# Two add to my intro.



## Brad the Shepherd (Jul 19, 2011)

Some pics of are pups from day on till present.


----------



## Brad the Shepherd (Jul 19, 2011)

Oops still new at this. I uploaded 45 pics not knowing of the 5 photo limit, and i somehow duplicated them. Anyways its was to be a time line so i will work on getting the other 40 up later. I hope you enjoy.


----------



## Ania's Mommy (Feb 8, 2009)

Oh wow! What a couple a' cutties!! Are they littermates? Not sure I could handle all the cuteness overload of TWO little puppies! I'd probably damage their hearing with all the squealing I'd be doing.

I love when GSD's go through that stage when their ears try to stand up. 

ETA: I think there's a 10 photo per post limit.


----------



## Brad the Shepherd (Jul 19, 2011)

How did Ania take to the Prey Model Diet? I'm thinking of switching them over. Im a little reluctant because of their inherently sensitive tummies.


----------



## Ania's Mommy (Feb 8, 2009)

Brad the Shepherd said:


> How did Ania take to the Prey Model Diet? I'm thinking of switching them over. Im a little reluctant because of their inherently sensitive tummies.


Ania transitioned over like a stinkin' CHAMP! We did not have any digestive upset at all. You might not be able to tell from reading the threads on this forum (because, understandably so, most people post when there's a problem, but not when there isn't), but most dogs transition with little to no problems. 

We have some very knowledgeable members here who can walk you through it. We even have a couple who have written some very comprehensive guides that are wonderful. Just follow the instructions to a T, and all should be well.

Here's the one I used: Skylar, Zack, and Abby on the WEB Very straight forward stuff here courtesy of RawFedDogs.

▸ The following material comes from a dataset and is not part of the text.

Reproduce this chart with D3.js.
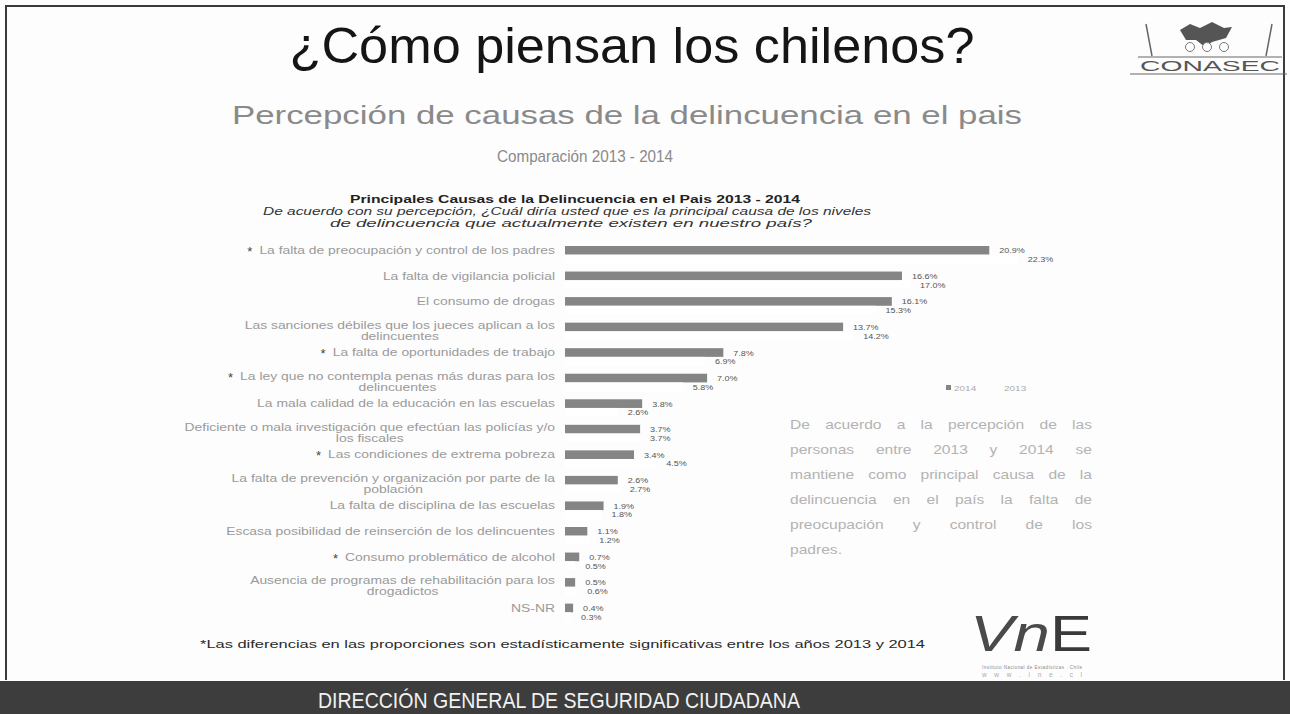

Here's Danemama & Jdatwood's site that will answer all your questions (& then some): http://preymodelraw.com/

Look through the sites and come back and ask all your questions. I want those two little cutties eating the way nature intended! :tongue:


----------



## Brad the Shepherd (Jul 19, 2011)

Great! Thank you so much for the help


----------



## monkeys23 (Dec 8, 2010)

Cute pics!

I have GSD mixes and they took to it like ducks to water.


----------



## AdrianVall (Aug 26, 2010)

ah! What cute, adorable GSD pups!!


----------



## Kats (Jul 20, 2011)

Hi every one here are a few pics of my girls Kats
View attachment 3398
View attachment 3399
View attachment 3400


----------



## DoglovingSenior (Jun 26, 2011)

They are so cute! I love the puppy who has the one ear standing-that is such a cute phase.


----------



## DaneMama (Jun 27, 2008)

Gorgeous dogs! I've always loved GSDs!


----------



## Janet At Nutro (Mar 11, 2011)

The pups are so adorable!


----------